▶ **EXERCISE AIM**:
Copy out all lines of the records in which the word "chart" appears.

▶ **RAW DATA**:
···
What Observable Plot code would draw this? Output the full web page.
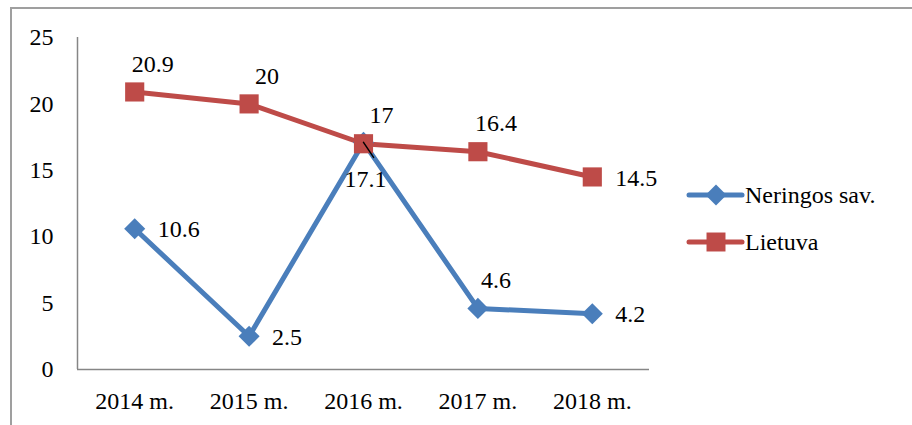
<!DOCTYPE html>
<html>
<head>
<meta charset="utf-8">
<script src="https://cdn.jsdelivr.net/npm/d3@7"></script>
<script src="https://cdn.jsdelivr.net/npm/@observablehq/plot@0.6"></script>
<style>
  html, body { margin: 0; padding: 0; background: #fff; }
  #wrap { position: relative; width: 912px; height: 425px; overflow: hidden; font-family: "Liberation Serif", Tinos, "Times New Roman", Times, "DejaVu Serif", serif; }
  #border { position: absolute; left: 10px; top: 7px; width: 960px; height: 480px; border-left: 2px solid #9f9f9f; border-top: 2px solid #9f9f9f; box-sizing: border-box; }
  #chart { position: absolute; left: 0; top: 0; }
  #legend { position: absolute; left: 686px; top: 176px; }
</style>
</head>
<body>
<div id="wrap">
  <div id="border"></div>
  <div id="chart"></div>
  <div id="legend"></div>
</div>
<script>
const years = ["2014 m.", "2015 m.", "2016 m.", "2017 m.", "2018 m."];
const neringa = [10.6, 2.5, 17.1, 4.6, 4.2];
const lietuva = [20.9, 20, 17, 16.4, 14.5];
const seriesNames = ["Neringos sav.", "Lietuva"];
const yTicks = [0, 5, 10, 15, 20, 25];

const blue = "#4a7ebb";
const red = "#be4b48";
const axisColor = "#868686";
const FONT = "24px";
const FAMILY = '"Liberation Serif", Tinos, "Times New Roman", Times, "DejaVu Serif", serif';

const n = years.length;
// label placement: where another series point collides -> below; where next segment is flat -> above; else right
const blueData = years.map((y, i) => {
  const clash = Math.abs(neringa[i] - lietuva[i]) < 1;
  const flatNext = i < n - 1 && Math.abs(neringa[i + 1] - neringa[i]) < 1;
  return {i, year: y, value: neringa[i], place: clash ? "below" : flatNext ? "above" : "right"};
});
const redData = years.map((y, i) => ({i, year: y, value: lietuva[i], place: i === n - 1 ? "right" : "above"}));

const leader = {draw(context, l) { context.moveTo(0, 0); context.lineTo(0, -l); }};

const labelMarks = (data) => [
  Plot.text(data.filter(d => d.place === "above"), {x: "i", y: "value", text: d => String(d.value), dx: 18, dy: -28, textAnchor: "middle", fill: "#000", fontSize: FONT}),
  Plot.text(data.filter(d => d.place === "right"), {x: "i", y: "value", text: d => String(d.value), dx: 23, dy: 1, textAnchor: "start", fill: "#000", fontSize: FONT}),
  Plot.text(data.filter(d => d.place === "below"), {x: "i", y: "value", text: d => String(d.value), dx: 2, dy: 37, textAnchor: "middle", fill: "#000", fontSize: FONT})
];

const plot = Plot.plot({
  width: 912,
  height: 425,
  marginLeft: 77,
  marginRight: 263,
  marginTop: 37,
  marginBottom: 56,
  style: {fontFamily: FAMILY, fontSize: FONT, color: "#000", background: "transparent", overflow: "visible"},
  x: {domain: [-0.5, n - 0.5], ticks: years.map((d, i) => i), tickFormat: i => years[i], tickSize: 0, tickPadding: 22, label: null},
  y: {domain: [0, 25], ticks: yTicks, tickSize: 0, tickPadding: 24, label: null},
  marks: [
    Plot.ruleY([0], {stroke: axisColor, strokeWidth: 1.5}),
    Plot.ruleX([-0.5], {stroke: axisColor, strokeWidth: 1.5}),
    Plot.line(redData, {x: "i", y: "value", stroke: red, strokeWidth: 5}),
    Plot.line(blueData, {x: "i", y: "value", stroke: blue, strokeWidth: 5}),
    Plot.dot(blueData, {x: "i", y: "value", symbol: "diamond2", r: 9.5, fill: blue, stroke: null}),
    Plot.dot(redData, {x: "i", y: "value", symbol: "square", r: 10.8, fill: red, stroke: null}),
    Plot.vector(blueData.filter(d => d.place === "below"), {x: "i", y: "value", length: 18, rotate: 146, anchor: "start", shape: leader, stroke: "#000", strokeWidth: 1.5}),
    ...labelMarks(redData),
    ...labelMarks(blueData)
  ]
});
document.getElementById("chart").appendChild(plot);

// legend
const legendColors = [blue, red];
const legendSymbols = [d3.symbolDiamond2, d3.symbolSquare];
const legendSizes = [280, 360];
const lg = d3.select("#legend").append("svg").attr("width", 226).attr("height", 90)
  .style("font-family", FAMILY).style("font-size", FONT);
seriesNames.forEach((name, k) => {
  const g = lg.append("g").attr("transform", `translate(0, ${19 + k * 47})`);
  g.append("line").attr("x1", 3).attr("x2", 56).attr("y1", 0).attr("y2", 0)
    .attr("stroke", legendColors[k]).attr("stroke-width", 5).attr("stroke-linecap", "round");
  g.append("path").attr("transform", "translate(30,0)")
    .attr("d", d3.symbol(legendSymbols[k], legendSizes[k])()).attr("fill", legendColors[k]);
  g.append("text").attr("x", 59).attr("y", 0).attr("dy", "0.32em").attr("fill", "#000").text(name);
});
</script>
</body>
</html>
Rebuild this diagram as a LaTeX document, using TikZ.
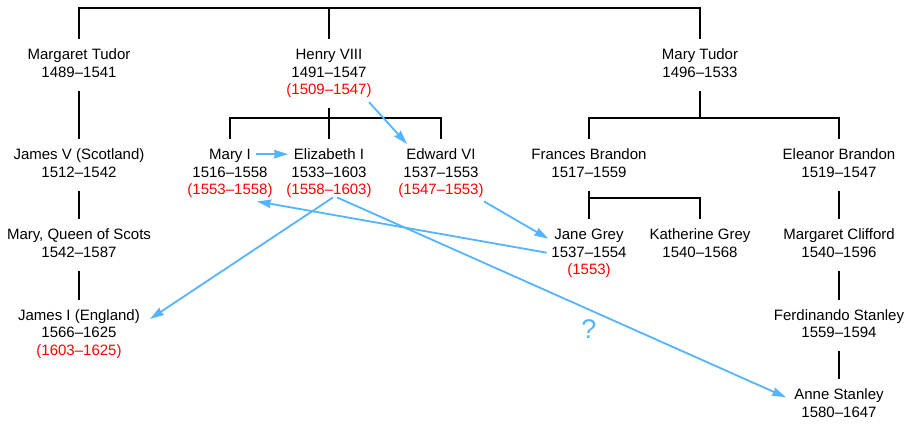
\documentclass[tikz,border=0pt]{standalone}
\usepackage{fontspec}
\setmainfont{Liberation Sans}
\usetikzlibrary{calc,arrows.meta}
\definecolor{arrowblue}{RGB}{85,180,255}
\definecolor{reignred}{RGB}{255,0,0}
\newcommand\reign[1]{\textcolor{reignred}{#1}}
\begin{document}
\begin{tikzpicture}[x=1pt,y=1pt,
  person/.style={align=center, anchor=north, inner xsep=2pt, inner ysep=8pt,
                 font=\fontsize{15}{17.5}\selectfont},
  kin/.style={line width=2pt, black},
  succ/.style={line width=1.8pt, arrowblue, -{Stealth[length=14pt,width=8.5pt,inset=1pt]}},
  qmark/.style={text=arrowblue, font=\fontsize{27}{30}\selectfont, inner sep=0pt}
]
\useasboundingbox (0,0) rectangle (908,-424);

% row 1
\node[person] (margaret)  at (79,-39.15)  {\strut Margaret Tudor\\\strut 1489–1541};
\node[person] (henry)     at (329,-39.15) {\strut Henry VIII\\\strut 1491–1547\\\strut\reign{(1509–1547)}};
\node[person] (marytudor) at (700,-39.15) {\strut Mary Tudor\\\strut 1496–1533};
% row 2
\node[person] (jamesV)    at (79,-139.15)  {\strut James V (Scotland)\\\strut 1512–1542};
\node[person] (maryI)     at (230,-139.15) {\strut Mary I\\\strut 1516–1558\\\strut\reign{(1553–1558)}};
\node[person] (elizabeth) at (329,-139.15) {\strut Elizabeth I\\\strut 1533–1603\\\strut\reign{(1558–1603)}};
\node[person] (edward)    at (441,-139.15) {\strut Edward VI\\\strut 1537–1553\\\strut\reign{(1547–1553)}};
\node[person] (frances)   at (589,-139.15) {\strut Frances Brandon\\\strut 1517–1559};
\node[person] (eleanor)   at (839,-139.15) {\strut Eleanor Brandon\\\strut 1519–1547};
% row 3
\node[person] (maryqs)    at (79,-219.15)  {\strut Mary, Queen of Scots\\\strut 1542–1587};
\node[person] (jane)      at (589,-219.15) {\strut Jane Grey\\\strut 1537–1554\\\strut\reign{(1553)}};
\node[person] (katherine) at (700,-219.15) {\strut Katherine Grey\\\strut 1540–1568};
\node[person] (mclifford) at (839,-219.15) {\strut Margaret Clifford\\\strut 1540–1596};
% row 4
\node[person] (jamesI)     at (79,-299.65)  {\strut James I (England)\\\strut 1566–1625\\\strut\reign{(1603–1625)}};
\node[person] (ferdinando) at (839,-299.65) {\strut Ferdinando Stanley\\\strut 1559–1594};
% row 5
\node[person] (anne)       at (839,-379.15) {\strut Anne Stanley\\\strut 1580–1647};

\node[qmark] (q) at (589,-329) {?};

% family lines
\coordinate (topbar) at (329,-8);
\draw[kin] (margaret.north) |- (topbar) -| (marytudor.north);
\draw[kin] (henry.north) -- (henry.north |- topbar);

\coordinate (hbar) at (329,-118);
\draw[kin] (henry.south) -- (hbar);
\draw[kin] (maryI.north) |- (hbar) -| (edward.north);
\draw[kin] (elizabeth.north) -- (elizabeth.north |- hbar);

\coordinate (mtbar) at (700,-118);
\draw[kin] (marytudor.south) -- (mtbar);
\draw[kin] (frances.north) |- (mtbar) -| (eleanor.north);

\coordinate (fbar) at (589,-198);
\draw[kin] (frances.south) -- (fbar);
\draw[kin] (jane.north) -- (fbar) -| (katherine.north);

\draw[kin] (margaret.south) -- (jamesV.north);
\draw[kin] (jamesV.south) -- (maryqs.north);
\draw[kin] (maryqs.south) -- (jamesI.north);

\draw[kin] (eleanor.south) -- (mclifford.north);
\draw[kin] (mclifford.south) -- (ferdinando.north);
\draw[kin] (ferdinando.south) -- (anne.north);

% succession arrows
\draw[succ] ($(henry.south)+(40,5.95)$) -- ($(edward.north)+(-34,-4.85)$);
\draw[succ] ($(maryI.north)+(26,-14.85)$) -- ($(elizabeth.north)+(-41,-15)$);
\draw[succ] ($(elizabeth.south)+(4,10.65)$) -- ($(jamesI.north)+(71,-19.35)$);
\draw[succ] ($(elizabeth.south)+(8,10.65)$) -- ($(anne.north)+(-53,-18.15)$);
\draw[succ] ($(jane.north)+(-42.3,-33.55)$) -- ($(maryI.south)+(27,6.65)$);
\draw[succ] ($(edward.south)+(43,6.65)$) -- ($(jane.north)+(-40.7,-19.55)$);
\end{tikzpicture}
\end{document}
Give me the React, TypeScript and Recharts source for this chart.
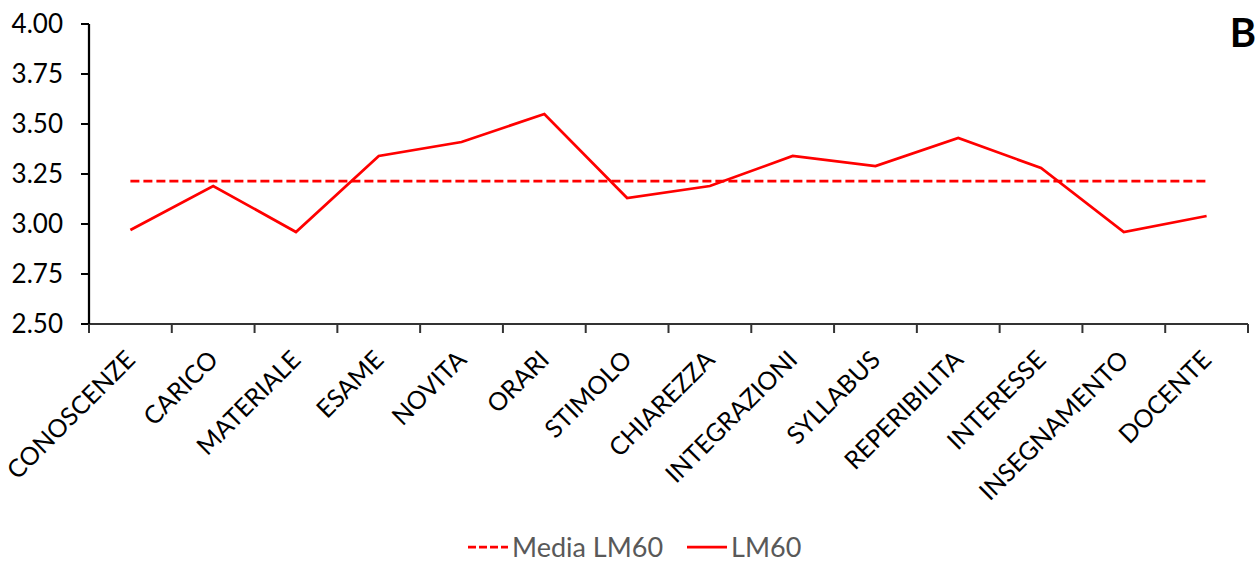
···
▶ **CORRECT OUTPUT**:
  #chart { position: absolute; left: 0; top: 0; }
  <div id="chart"></div>
document.getElementById("chart").appendChild(plot);
Give me the React, TypeScript and Recharts source for this chart.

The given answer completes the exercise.